Mediatani – Bau kandang menjadi salah satu permasalahan yang muncul pada peternakan ayam broiler. Bau yang menyengat ini kemudian kerap menjadi penyebab munculnya masalah sosial karena adanya komplain dari masyarakat sekitar.
Untuk mengatasinya, selama ini peternak ayam harus membeli penyemprot bau kotoran ayam dengan harga yang mahal. Namun, seiring berkembangnya teknologi, peternakan ayam modern pun kini kian berkembang.
Saat ini peternakan ayam modern ini banyak menggunakan sistem kandang tertutup atau closed housed. Sebab, sistem ini dinilai ramah lingkungan dan menjamin keamanan ternak secara biologis.
Seperti halnya yang dikembangkan Kelompok Bakti Tani di Kampung Gunung Dahu, Desa Bantar Karet, Kecamatan Nanggung, Kabupaten Bogor. Peternakan ayam itu menggunakan kandang dengan sistem close house di lahan pribadi seluas 72×10 meter sejak 2019.
Pemilik peternakan ayam pedaging atau broiler Acang mengatakan, kandang close house adalah jenis kandang yang ramah lingkungan karena tidak mengeluarkan bau dan mengganggu warga sekitar.
Menurutnya, model kandang closed housed sangat cocok diterapkan di daerah beriklim tropis. Karena itu, kandang ini dinilai cocok dikembangkan di wilayah Kabupaten Bogor.
Beberapa manfaat lain yang sangat dirasakan dengan menggunakan kandang close house, yakni kepadatan ayam menjadi lebih efisien, kondisi pertumbuhan bobot ayam merata serta angka kematian terhadap ayam menjadi lebih rendah karena suhu ruang dapat dikontrol.
Selain dapat memaksimalkan kuantitas, kandang tertutup juga bisa membuat ayam yang diproduksi lebih berkualitas karena tidak mudah stres. Berbeda dengan kandang sistem terbuka, ayam kerap dipengaruhi oleh keadaan di luar kandang.
“Kandang close house atau tertutup bisa menjamin keamanan ayam. Didalam kandang terdapat pengaturan ventilasi udara yang baik. Sehingga dapat mengurangi stres pada ternak dan ayam bisa tetap nyaman,” tuturnya dilansir dari finance.detik.com, Selasa (26/10).
Kandang close house milik Acang merupakan hasil dari program Mitra Binaan Antam UBPE Pongkor.

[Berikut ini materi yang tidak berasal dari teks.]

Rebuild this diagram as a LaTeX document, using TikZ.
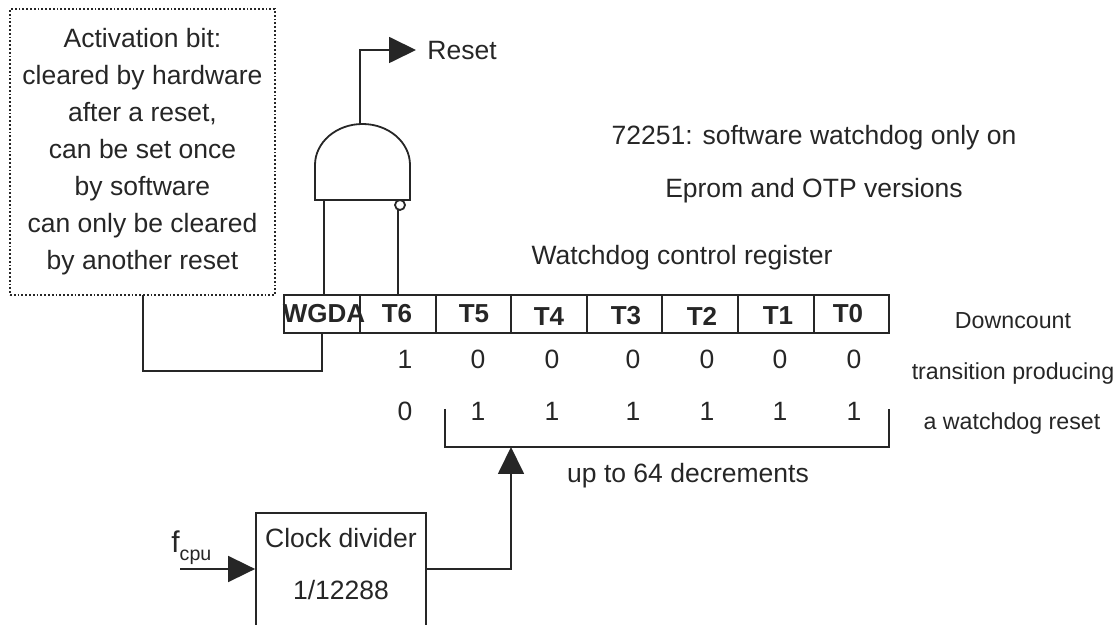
\documentclass[tikz,border=0pt]{standalone}
\usepackage{fontspec}
\setmainfont{Liberation Sans}
\usetikzlibrary{arrows.meta}

\tikzset{
  wire/.style={draw=black!85, line width=0.9pt},
  flow/.style={wire, -{Triangle[length=13.5pt,width=13pt]}},
  cell/.style={draw=black!85, line width=0.9pt, minimum width=38pt, minimum height=19pt, inner sep=0pt},
  txt/.style={inner sep=0pt, text=black!85, font=\fontsize{13.25}{18.5}\selectfont},
  small/.style={inner sep=0pt, text=black!85, font=\fontsize{11.6}{14}\selectfont},
  bit/.style={inner sep=0pt, text=black!85, font=\fontsize{13}{16}\selectfont\bfseries},
}

\begin{document}
\begin{tikzpicture}[x=0.5pt, y=-0.5pt]
  \useasboundingbox (0,0) rectangle (1120,625);
  \clip (0,0) rectangle (1120,625);

  % activation note
  \node [draw=black!85, densely dotted, line width=0.9pt, minimum width=132.5pt, minimum height=143pt,
         inner sep=0pt, align=center, txt] (note) at (142.5,152)
        {Activation bit:\\cleared by hardware\\after a reset,\\can be set once\\by software\\can only be cleared\\by another reset};

  % register cells
  \foreach \name/\xa/\xb in {wgda/284/360, t6/360/436, t5/436/511, t4/511/587, t3/587/662, t2/662/738, t1/738/814, t0/814/889}
    \node [cell, minimum width={(\xb-\xa)*0.5pt}] (\name) at ({(\xa+\xb)/2},314) {};

  \node [bit] (wgdatxt) at (324,314) {WGDA};
  \node [bit] (t6txt) at (397,314) {T6};
  \node [bit] (t5txt) at (474,314) {T5};
  \node [bit] (t4txt) at (549,317) {T4};
  \node [bit] (t3txt) at (626,316) {T3};
  \node [bit] (t2txt) at (702,316) {T2};
  \node [bit] (t1txt) at (778,316) {T1};
  \node [bit] (t0txt) at (848,314) {T0};

  % bit values
  \foreach \name/\x/\hi/\lo in {a/405/1/0, b/478/0/1, c/552/0/1, d/633/0/1, e/707/0/1, f/780/0/1, g/854/0/1} {
    \node [txt] (hi\name) at (\x,359) {\hi};
    \node [txt] (lo\name) at (\x,411) {\lo};
  }

  % and gate
  \draw [wire] (315,200) -- (315,165) arc (180:360:47.5 and 41) -- (410,200) -- cycle;
  \coordinate (andtop) at (360,124);
  \coordinate (andl) at (324,200);
  \coordinate (andr) at (398,210);
  \draw [wire] (400,205) circle (5);
  \coordinate (rstout) at (416,50);
  \node [txt, anchor=west] (reset) at (427,51) {Reset};
  \draw [flow] (andtop) |- (rstout);
  \draw [wire] (andl) -- (andl |- t6.north);
  \draw [wire] (andr) -- (andr |- t6.north);

  % feedback from the cell to the note
  \coordinate (notedown) at (143,295);
  \draw [wire] (notedown) |- (322,371) -- (322,333);

  % bracket
  \coordinate (brl) at (445,409);
  \coordinate (brr) at (889,409);
  \coordinate (brm) at (511,447);
  \draw [wire] (brl) |- (brr |- brm) -- (brr);

  % clock divider, cut off by the page
  \node [draw=black!85, line width=0.9pt, minimum width=85pt, minimum height=70pt, inner sep=0pt] (clk) at (341,583) {};
  \node [txt] (clktop) at (341,538) {Clock divider};
  \node [txt] (clkbot) at (341,590) {1/12288};
  \coordinate (fin) at (180,569);
  \draw [flow] (fin) -- (fin -| clk.west);
  \draw [flow] (clk.east |- fin) -| (brm);
  \node [inner sep=0pt, text=black!85, anchor=base west, font=\fontsize{15}{16}\selectfont] (fcpu) at (171,553)
        {f\raisebox{-4pt}{\fontsize{9.8}{10}\selectfont cpu}};

  % captions
  \node [txt] (cap1) at (814,138) {72251: software watchdog only on};
  \node [txt] (cap2) at (814,191) {Eprom and OTP versions};
  \node [txt] (cap3) at (682,258) {Watchdog control register};
  \node [txt] (decr) at (688,476) {up to 64 decrements};
  \node [small] (down1) at (1013,321) {Downcount};
  \node [small] (down2) at (1013,374) {transition producing};
  \node [small] (down3) at (1012,424) {a watchdog reset};
\end{tikzpicture}
\end{document}
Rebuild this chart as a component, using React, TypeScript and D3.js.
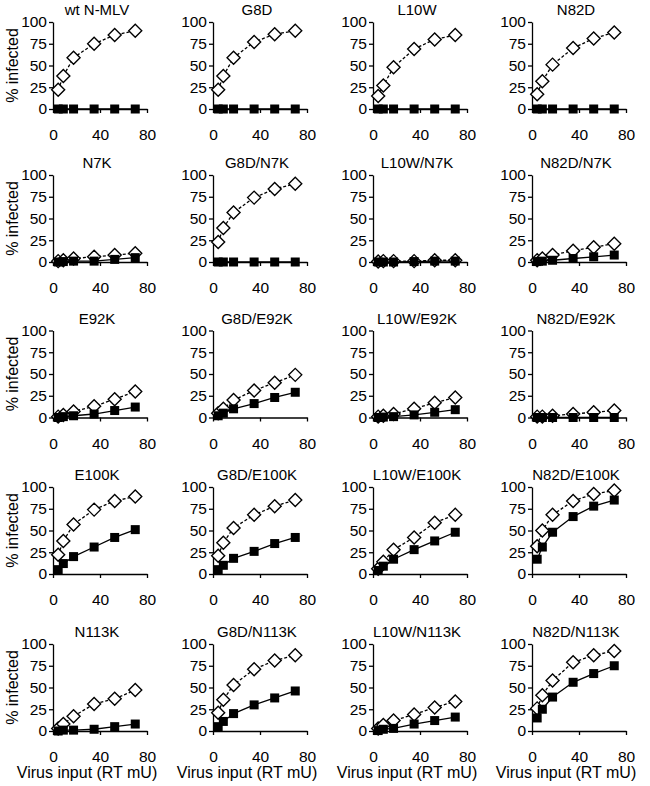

Dimana, program pengembangan peternakan ayam ini dipilih sebagai dukungan untuk para mantan Penambang Emas Tanpa Izin (PETI) dalam mendapatkan mata pencaharian alternatif.
Dengan menggunakan kandang close house yang terdiri dari dua lantai, Acang bisa mendapatkan omzet yang terbilang cukup menggiurkan.
Dari sekitar 26-27 ribu ekor yang dipelihara dengan masa panen rata-rata dari 25-35 hari, ia telah melakukan panen sebanyak 15 kali sejak digagas pada 2019 lalu.
“Usaha ternak ayam saya menggunakan peternakan system kemitraan. Untuk setiap panen, saya terima keuntungan Rp 1.500 per ekornya. Adapun keuntungan bersih rata-rata per periode panen yaitu bisa mencapai Rp 40 juta,” ungkapnya.
Pengembangan peternakan ayam broiler ini diharapkan mampu membuka lapangan pekerjaan bagi para pemuda di wilayah tersebut. Selain itu, limbah kotoran ayam yang berada di dalam kandang close house juga dapat dimanfaatkan sebagai pupuk kandang.
Pupuk kandang ini digunakan untuk pertanian di wilayah Kampung Gunung Dahu. Sehingga, hal ini juga turut membantu para kelompok tani yang kesulitan mendapatkan pupuk untuk mengembangkan pertaniannya.